Si un contingentement de l'électricité devait être imposé et que les gros consommateurs devaient, par exemple, économiser 20 ou 40% de leur consommation d'électricité, de nombreux fournisseurs d'eau seraient confrontés à un défi. «Au cours des dernières années, des pompes plus efficaces ont été installées en de nombreux endroits», explique Christos Bräunle. Le programme a même été encouragé par SuisseEnergie: «Mais maintenant, il n'y a plus beaucoup de possibilités d'économiser encore plus, et surtout pas à court terme.»

Appel à économiser l'eau

Un contingentement d'électricité aurait donc également des répercussions sur l'approvisionnement en eau. «De nombreux fournisseurs ne peuvent économiser de l'électricité qu'en pompant moins d'eau. Moins d'électricité signifie logiquement aussi moins d'eau potable», poursuit Christos Bräunle. Ainsi, des scénarios sont actuellement élaborés au cas où la population devait être appelée à économiser l'or bleu. «Au moins au niveau régional, comme nous le connaissons aujourd'hui par exemple lors de périodes de canicule», précise l'expert.

Des coupures de réseau de quelques heures pourraient aussi représenter un défi pour les fournisseurs d'eau. «Pas d'électricité ne signifie toutefois pas qu'il n'y a pas d'eau qui coule du robinet, relativise Christos Bräunle. Les réservoirs peuvent être remplis pendant que les pompes fonctionnent.» Une fois que l'eau est montée, il n'y a plus besoin d'électricité pour la distribuer dans les foyers. «La pression de l'eau sur la pente suffit». En revanche, si une coupure de réseau se prolongeait, un éventuel traitement de l'eau pourrait néanmoins devenir problématique.

La situation diffère de plus d'une commune à l'autre. «Ceux qui disposent d'une source et n'ont pas besoin de pompes ne seraient pas du tout concernés, mais c'est une nette minorité», explique l'expert. D'autres fournisseurs disposent en outre de puits de secours avec des captages d'eau de source: «Zurich par exemple dispose d'un tel approvisionnement.»

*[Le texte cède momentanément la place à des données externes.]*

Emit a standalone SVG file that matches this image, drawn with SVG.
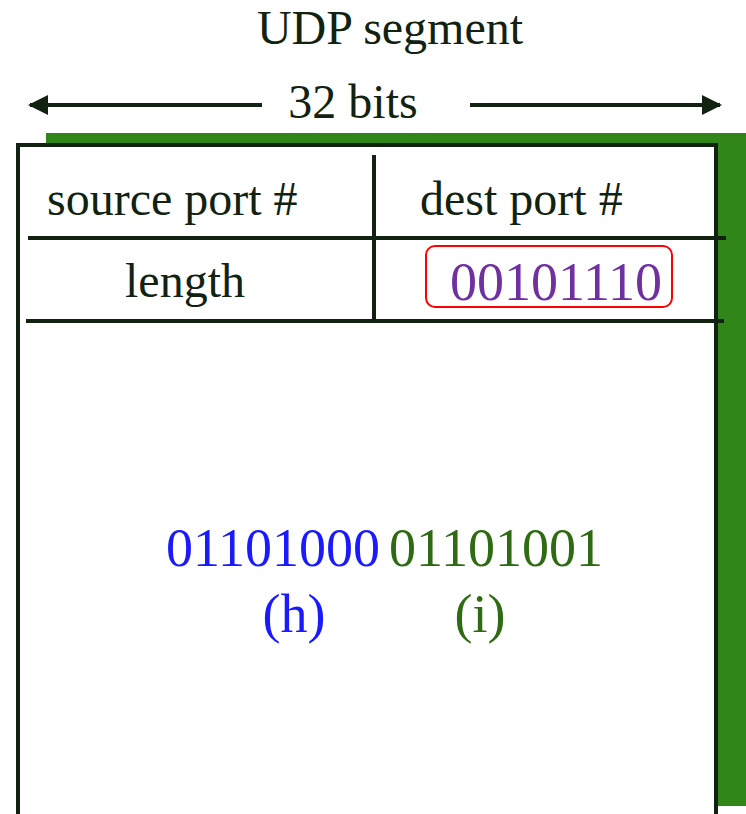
<svg xmlns="http://www.w3.org/2000/svg" width="746" height="814" viewBox="0 0 746 814">
<style>
text{font-family:"Liberation Serif","Times New Roman",serif;}
.lbl{font-size:48px;fill:#112211;}
.ln{stroke:#112211;stroke-width:4;}
.dig{font-size:54px;}
</style>
<defs>
<marker id="ah" viewBox="0 0 10 10" refX="9" refY="5" markerWidth="5" markerHeight="5" orient="auto-start-reverse">
<path d="M0,0 L10,5 L0,10 z" fill="#112211"/>
</marker>
</defs>
<rect width="746" height="814" fill="#ffffff"/>
<g id="title"><text class="lbl" x="390" y="44" text-anchor="middle" font-size="52">UDP segment</text></g>
<g id="width-label">
<text class="lbl" x="353" y="118" text-anchor="middle">32 bits</text>
</g>
<g id="connectors">
<line class="ln" x1="262" y1="105" x2="30" y2="105" marker-end="url(#ah)"/>
<line class="ln" x1="470" y1="105" x2="720" y2="105" marker-end="url(#ah)"/>
</g>
<g id="segment">
<rect x="46" y="133" width="700" height="673" fill="#318619"/>
<rect x="18" y="145" width="698" height="700" style="fill:#ffffff;stroke:#112211;stroke-width:4"/>
<line class="ln" x1="374" y1="155" x2="374" y2="321"/>
<line class="ln" x1="28" y1="238" x2="726" y2="238"/>
<line class="ln" x1="26" y1="321" x2="724" y2="321"/>
</g>
<g id="source-port"><text class="lbl" x="47" y="215">source port #</text></g>
<g id="dest-port"><text class="lbl" x="420" y="215">dest port #</text></g>
<g id="length"><text class="lbl" x="185" y="297" text-anchor="middle">length</text></g>
<g id="checksum">
<rect x="426" y="246" width="246" height="61" rx="9" fill="none" stroke="#ff0000" stroke-width="2"/>
<text class="dig" x="556" y="300" text-anchor="middle" fill="#7030a0">00101110</text>
</g>
<g id="data">
<text class="dig" x="273" y="566" text-anchor="middle" fill="#1a1aff">01101000</text>
<text class="dig" x="496" y="566" text-anchor="middle" fill="#2e6b12">01101001</text>
<text class="dig" x="294" y="632" text-anchor="middle" fill="#1a1aff">(h)</text>
<text class="dig" x="480" y="632" text-anchor="middle" fill="#2e6b12">(i)</text>
</g>
</svg>
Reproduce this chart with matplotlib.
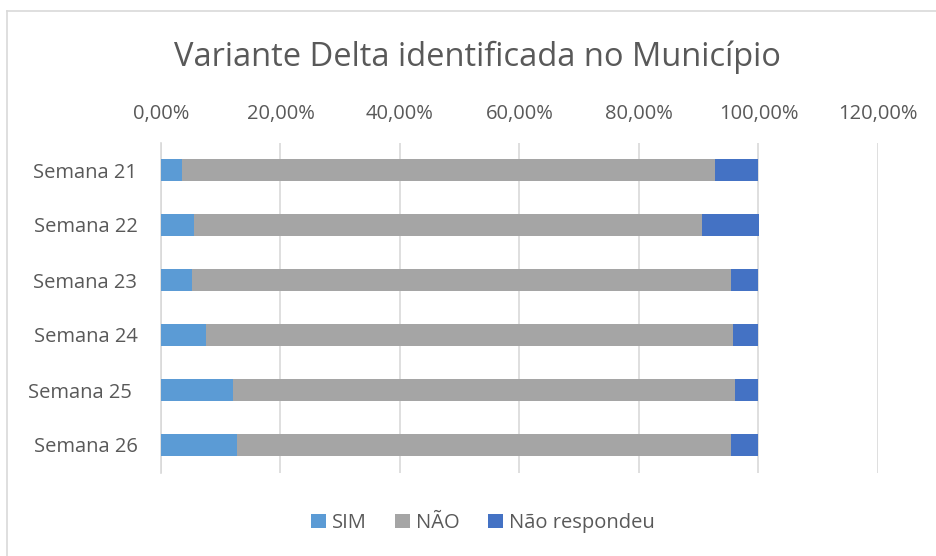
import matplotlib.pyplot as plt
from matplotlib.lines import Line2D
from matplotlib.ticker import FuncFormatter

plt.rcParams['font.family'] = ['Open Sans', 'DejaVu Sans']

# values (percent)
semanas = ['Semana 21', 'Semana 22', 'Semana 23', 'Semana 24', 'Semana 25 ', 'Semana 26']
sim = [3.56, 5.57, 5.23, 7.58, 12.04, 12.76]
nao = [89.20, 84.95, 90.25, 88.19, 84.11, 82.67]
nao_resp = [7.24, 9.48, 4.52, 4.23, 3.85, 4.57]

cores = {'SIM': '#5B9BD5', 'NÃO': '#A5A5A5', 'Não respondeu': '#4472C4'}
txt = '#595959'

fig = plt.figure(figsize=(9.37, 5.56), dpi=100)
ax = fig.add_axes([161 / 937, 1 - 472.5 / 556, (878 - 161) / 937, 330 / 556])

y = list(range(len(semanas)))
esq2 = [a + b for a, b in zip(sim, nao)]
ax.barh(y, sim, height=0.4, color=cores['SIM'], label='SIM', zorder=3)
ax.barh(y, nao, left=sim, height=0.4, color=cores['NÃO'], label='NÃO', zorder=3)
ax.barh(y, nao_resp, left=esq2, height=0.4, color=cores['Não respondeu'], label='Não respondeu', zorder=3)

ax.set_xlim(0, 120)
ax.set_ylim(len(semanas) - 0.5, -0.5)
ax.set_xticks(range(0, 121, 20))
ax.xaxis.set_major_formatter(FuncFormatter(lambda v, p: f'{v:.2f}%'.replace('.', ',')))
ax.xaxis.tick_top()
ax.set_yticks(y)
ax.set_yticklabels(semanas)
ax.tick_params(axis='both', length=0, colors=txt, labelsize=14.5)
ax.tick_params(axis='x', pad=13)
ax.tick_params(axis='y', pad=17)
ax.grid(axis='x', color='#D9D9D9', linewidth=1.2, zorder=0)
for s in ['top', 'right', 'bottom']:
    ax.spines[s].set_visible(False)
ax.spines['left'].set_color('#D9D9D9')
ax.spines['left'].set_linewidth(1.2)

fig.text(0.51, 1 - 57 / 556, 'Variante Delta identificada no Município', ha='center', va='center',
         fontsize=23.5, color=txt)

fig.legend(loc='center', bbox_to_anchor=(0.515, 1 - 523 / 556), ncol=3, frameon=False,
           fontsize=14.5, labelcolor=txt, handlelength=0.75, handleheight=0.75,
           handletextpad=0.3, columnspacing=1.4)

# chart area border (only top and left visible)
fig.add_artist(Line2D([7 / 937, 1], [1 - 11 / 556, 1 - 11 / 556], color='#D9D9D9', lw=1.2))
fig.add_artist(Line2D([7 / 937, 7 / 937], [0, 1 - 11 / 556], color='#D9D9D9', lw=1.2))

fig.savefig('out.png', dpi=100)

Préparation à un scénario d'urgence

Pour l'heure, on ne sait pas encore si les fournisseurs d'eau doivent aider à économiser l'électricité ou s'ils bénéficieront éventuellement d'une réglementation d'exception en tant qu'infrastructure critique. «En l'état actuel des choses, nous ne sommes pas exclus des mesures en soi, c'est pourquoi nous devons nous préparer à un scénario d'urgence», souligne Christos Bräunle.

Les fournisseurs d'eau examinent par exemple quelles mesures d'économies d'électricité seraient encore possibles ou non et comment ils pourraient s'approvisionner eux-mêmes en courant. Ce sont surtout les grands fournisseurs qui disposent déjà de groupes électrogènes de secours, tandis que les petits fournisseurs cherchent à s'équiper dans ce domaine: «Nous voulons éviter autant que possible de lancer un appel aux économies sur la consommation d'eau. Ce serait vraiment en tout dernier recours.»